Convection-Permitting Regional Climate Simulations over South America and the Peruvian Central Andes: Evaluation of Precipitation and MCS Simulations and Sensitivity to Physics Parameterizations

Resolutions of global climate models are too coarse to resolve local forcing and local weather, and some aspects of precipitation simulation are poor. Previous studies have indicated the added value of regional climate model (RCM) dynamic downscaling, especially at convection-permitting resolutions. In South America, the Andes have dynamic and thermodynamic impacts on circulation (e.g., the South American low-level jet) and precipitation systems. As the first step to evaluate and optimize simulations, a RCM based on the WRF model is run for recent 10-year historical period, with a 15-km grid covering the entire South America and a nested 3-km grid covering the Peruvian central Andes region, forced at the lateral boundaries by hourly ERA5 reanalysis data. Characteristics of simulated precipitation and mesoscale convective systems (MCSs) are evaluated using half-hourly GPM IMERG and CMORPH precipitation datasets. Results show that the 10-year, 3-km control simulation successfully captures the four precipitation hotspots along the east slope of the Peruvian Central Andes.
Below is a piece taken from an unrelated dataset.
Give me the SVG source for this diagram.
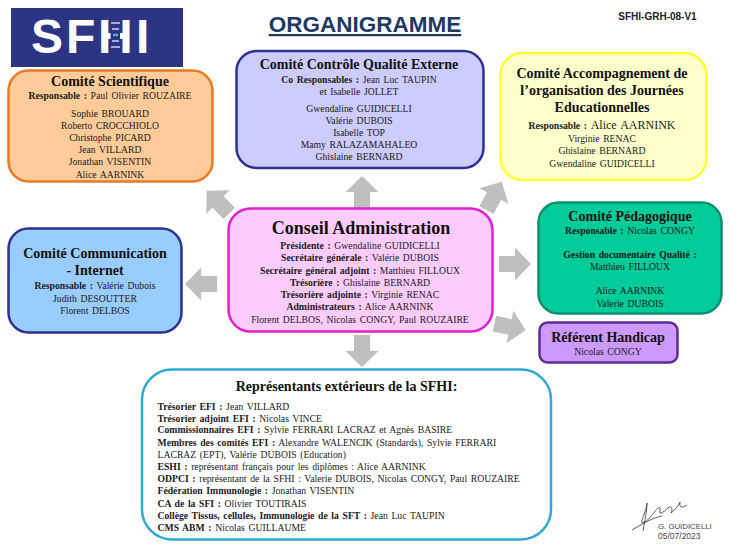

However, the simulation generally overestimates the precipitation intensity. The 3-km simulation also reasonably captures the diurnal cycle of precipitation over the mountain, western foothills of Andes, and western Amazon Basin, as well as precipitation propagation. MCS characteristics are retrieved by applying an object tracking method to the hourly simulated and satellite precipitation data. The RCM successfully simulates the spatial distribution and the annual and diurnal cycles of MCS geneses, MCS propagation direction, duration, and precipitation volume; but it overestimates the MCS number in summer, MCS propagation speed, peak and mean precipitation, and underestimates MCS size. Sensitivity experiments on different microphysics, land surface models, and planetary boundary layer (PBL) schemes are conducted during short periods. The results indicate that simulations are most sensitive to PBL scheme, and simulation bias in precipitation intensity can be greatly reduced using the MYNN PBL scheme. These results provide guidance on the optimal configuration of RCM for future climate dynamic downscaling for the Peruvian Central Andes region, for statistical bias correction, and for impact assessments using hydrologic models.